§ **Stated goal**: In the material below, please retype the lines from the very first through the one with "W, H = 724, 1024", exactly and without pictures.

======

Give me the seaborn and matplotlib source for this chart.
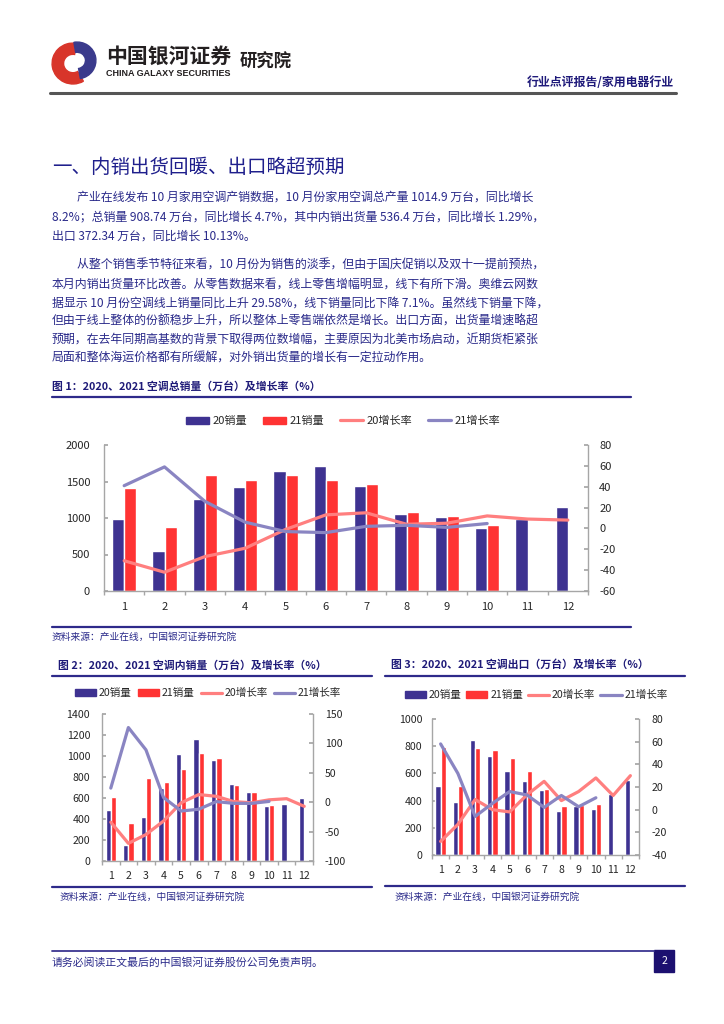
import numpy as np
import pandas as pd
import matplotlib
matplotlib.use('Agg')
import matplotlib.pyplot as plt
import seaborn as sns
from matplotlib.patches import Patch, Rectangle, Wedge
from matplotlib.lines import Line2D

W, H = 724, 1024

months = list(range(1, 13))
series_bar = ['20销量', '21销量']
series_rate = ['20增长率', '21增长率']

# 图1 空调总销量（万台）及增长率（%）
total_20 = [990, 550, 1260, 1430, 1640, 1715, 1440, 1050, 1015, 865, 985, 1150]
total_21 = [1405, 870, 1585, 1525, 1585, 1525, 1460, 1085, 1025, 909, np.nan, np.nan]
total_r20 = [-31, -42, -27, -19, -1, 13, 15, 4, 5, 12, 9, 8]
total_r21 = [41, 59, 26, 6, -3, -4, 2, 3, 1, 4.7, np.nan, np.nan]

# 图2 空调内销量
dom_20 = [488, 155, 418, 700, 1020, 1165, 958, 730, 660, 525, 540, 600]
dom_21 = [614, 362, 795, 752, 872, 1030, 980, 727, 660, 536, np.nan, np.nan]
dom_r20 = [-34, -70, -55, -32, -1, 13, 10, 1, -1, 4, 6, -7]
dom_r21 = [24, 127, 89, 8, -15, -12, 1, -2, -2, 1.3, np.nan, np.nan]

# 图3 空调出口
exp_20 = [506, 391, 843, 726, 614, 545, 477, 320, 359, 337, 447, 550]
exp_21 = [792, 506, 787, 770, 711, 614, 485, 360, 368, 372, np.nan, np.nan]
exp_r20 = [-28, -13, 9, 0, -2, 13, 25, 8, 16, 28, 12.5, 30]
exp_r21 = [58, 32, -6, 5.5, 16, 13, 2, 12.5, 2.6, 10.5, np.nan, np.nan]

NAVY = '#3E3291'
RED = '#FF3333'
PINK = '#FF7F7F'
LAV = '#8A85C2'
TEXT = '#2A2A8A'
GRAY = '#A6A6A6'

sns.set_theme(style='white')
plt.rcParams['font.family'] = ['Noto Sans CJK SC', 'DejaVu Sans']
plt.rcParams['axes.unicode_minus'] = False

fig = plt.figure(figsize=(W / 100, H / 100), dpi=100)


def rect(x0, y0, x1, y1):
    return [x0 / W, 1 - y1 / H, (x1 - x0) / W, (y1 - y0) / H]


def put(x, y, s, **kw):
    fig.text(x / W, 1 - y / H, s, va='center', **kw)


def hline(x0, x1, y, color, lw):
    fig.add_artist(Line2D([x0 / W, x1 / W], [1 - y / H, 1 - y / H], color=color, lw=lw))


# ---- header ----
logo = fig.add_axes(rect(50, 40, 98, 85))
logo.set_xlim(-1.15, 1.15)
logo.set_ylim(-1.1, 1.1)
logo.axis('off')
logo.add_patch(Wedge((-0.05, -0.05), 1.0, 80, 300, width=0.55, color='#D8352A'))
logo.add_patch(Wedge((0.15, 0.1), 0.9, 280, 460, width=0.5, color='#3A3A8C'))

put(106, 56, '中国银河证券', fontsize=15, fontweight='bold', color='#231F20')
put(106, 73, 'CHINA GALAXY SECURITIES', fontsize=6.5, fontweight='bold', color='#231F20',
    family=['Liberation Sans', 'DejaVu Sans'])
put(240, 62, '研究院', fontsize=12.5, fontweight='bold', color='#231F20')
put(674, 83, '行业点评报告/家用电器行业', fontsize=8.6, fontweight='bold', color='#1F1A7A', ha='right')
hline(50, 676, 92.5, '#555555', 2.2)

# ---- body text ----
put(52, 167, '一、内销出货回暖、出口略超预期', fontsize=14, color='#1F1F8C')

para = [
    (77, 197, '产业在线发布 10 月家用空调产销数据，10 月份家用空调总产量 1014.9 万台，同比增长'),
    (52, 216.5, '8.2%；总销量 908.74 万台，同比增长 4.7%，其中内销出货量 536.4 万台，同比增长 1.29%，'),
    (52, 236, '出口 372.34 万台，同比增长 10.13%。'),
    (77, 265, '从整个销售季节特征来看，10 月份为销售的淡季，但由于国庆促销以及双十一提前预热，'),
    (52, 284, '本月内销出货量环比改善。从零售数据来看，线上零售增幅明显，线下有所下滑。奥维云网数'),
    (52, 303, '据显示 10 月份空调线上销量同比上升 29.58%，线下销量同比下降 7.1%。虽然线下销量下降，'),
    (52, 321.5, '但由于线上整体的份额稳步上升，所以整体上零售端依然是增长。出口方面，出货量增速略超'),
    (52, 340, '预期，在去年同期高基数的背景下取得两位数增幅，主要原因为北美市场启动，近期货柜紧张'),
    (52, 358.5, '局面和整体海运价格都有所缓解，对外销出货量的增长有一定拉动作用。'),
]
for x, y, s in para:
    put(x, y, s, fontsize=8.6, color=TEXT)


def chart(box, v20, v21, r20, r21, ylim, ystep, rlim, rstep, fs, pads, legend_at, legend_kw):
    ax = fig.add_axes(rect(*box))
    bars = pd.DataFrame({'月份': months * 2, '销量': v20 + v21,
                         '系列': [series_bar[0]] * 12 + [series_bar[1]] * 12}).dropna()
    sns.barplot(data=bars, x='月份', y='销量', hue='系列', hue_order=series_bar,
                palette=[NAVY, RED], width=0.6, native_scale=True, saturation=1,
                errorbar=None, legend=False, ax=ax)
    ax2 = ax.twinx()
    rates = pd.DataFrame({'月份': months * 2, '增长率': r20 + r21,
                          '系列': [series_rate[0]] * 12 + [series_rate[1]] * 12}).dropna()
    sns.lineplot(data=rates, x='月份', y='增长率', hue='系列', hue_order=series_rate,
                 palette=[PINK, LAV], lw=2.3, legend=False, ax=ax2)

    ax.set_xlim(0.5, 12.5)
    ax.set_ylim(*ylim)
    ax.set_yticks(np.arange(ylim[0], ylim[1] + 1, ystep))
    ax2.set_ylim(*rlim)
    ax2.set_yticks(np.arange(rlim[0], rlim[1] + 1, rstep))
    ax.set_xticks(months)
    ax.set_xticks(np.arange(0.5, 13, 1), minor=True)
    for a in (ax, ax2):
        a.set_xlabel('')
        a.set_ylabel('')
        for sp in a.spines.values():
            sp.set_color(GRAY)
            sp.set_linewidth(1)
        a.spines['top'].set_visible(False)
    ax.spines['right'].set_visible(False)
    ax2.spines['left'].set_visible(False)
    ax2.spines['bottom'].set_visible(False)
    ax.tick_params(axis='y', direction='in', length=3, color=GRAY, pad=pads[0], labelsize=fs, left=True)
    ax2.tick_params(axis='y', direction='in', length=3, color=GRAY, pad=pads[1], labelsize=fs, right=True)
    ax.tick_params(axis='x', which='major', length=0, pad=pads[2], labelsize=fs)
    ax.tick_params(axis='x', which='minor', direction='out', length=3, color=GRAY, bottom=True)

    handles = [Patch(color=NAVY), Patch(color=RED),
               Line2D([], [], color=PINK, lw=2.3), Line2D([], [], color=LAV, lw=2.3)]
    fig.legend(handles, series_bar + series_rate, loc='center',
               bbox_to_anchor=(legend_at[0] / W, 1 - legend_at[1] / H), ncol=4,
               frameon=False, fontsize=fs, handleheight=0.6, **legend_kw)


title_kw = dict(fontsize=7.8, fontweight='bold', color='#1E1A78')
src = '资料来源：产业在线，中国银河证券研究院'

# 图1
put(52, 387, '图 1：2020、2021 空调总销量（万台）及增长率（%）', **title_kw)
hline(52, 631, 397, '#2E2A8A', 1.6)
chart((104, 445, 588, 591), total_20, total_21, total_r20, total_r21,
      (0, 2000), 500, (-60, 80), 20, 8, (10, 8, 8), (343, 421),
      dict(handlelength=2.1, handletextpad=0.3, columnspacing=1.4))
hline(52, 631, 627, '#2E2A8A', 1.6)
put(52, 637, src, fontsize=7, color=TEXT)

# 图2
put(58, 666, '图 2：2020、2021 空调内销量（万台）及增长率（%）', **title_kw)
hline(52, 372, 676, '#2E2A8A', 1.6)
chart((102, 714, 313, 861), dom_20, dom_21, dom_r20, dom_r21,
      (0, 1400), 200, (-100, 150), 50, 7.6, (8.5, 8.5, 7.5), (208, 693),
      dict(handlelength=2.0, handletextpad=0.25, columnspacing=0.6))
hline(52, 372, 886.5, '#2E2A8A', 1.6)
put(60, 897, src, fontsize=7, color=TEXT)

# 图3
put(391, 665, '图 3：2020、2021 空调出口（万台）及增长率（%）', **title_kw)
hline(385, 685, 676, '#2E2A8A', 1.6)
chart((432, 719, 639, 855), exp_20, exp_21, exp_r20, exp_r21,
      (0, 1000), 200, (-40, 80), 20, 7.6, (7, 9, 7), (536, 695),
      dict(handlelength=2.0, handletextpad=0.25, columnspacing=0.5))
hline(385, 685, 886, '#2E2A8A', 1.6)
put(395, 897, src, fontsize=7, color=TEXT)

# ---- footer ----
hline(52, 654, 951, '#3C3591', 1.3)
fig.add_artist(Rectangle((654 / W, 1 - 972 / H), 20 / W, 22 / H, color='#1C1070'))
put(664, 961, '2', fontsize=7.5, color='white', ha='center')
put(52, 962, '请务必阅读正文最后的中国银河证券股份公司免责声明。', fontsize=7.8, color=TEXT)

fig.savefig('out.png', dpi=100)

======

§ **Answer to this task**:
Give me the seaborn and matplotlib source for this chart.
import numpy as np
import pandas as pd
import matplotlib
matplotlib.use('Agg')
import matplotlib.pyplot as plt
import seaborn as sns
from matplotlib.patches import Patch, Rectangle, Wedge
from matplotlib.lines import Line2D

W, H = 724, 1024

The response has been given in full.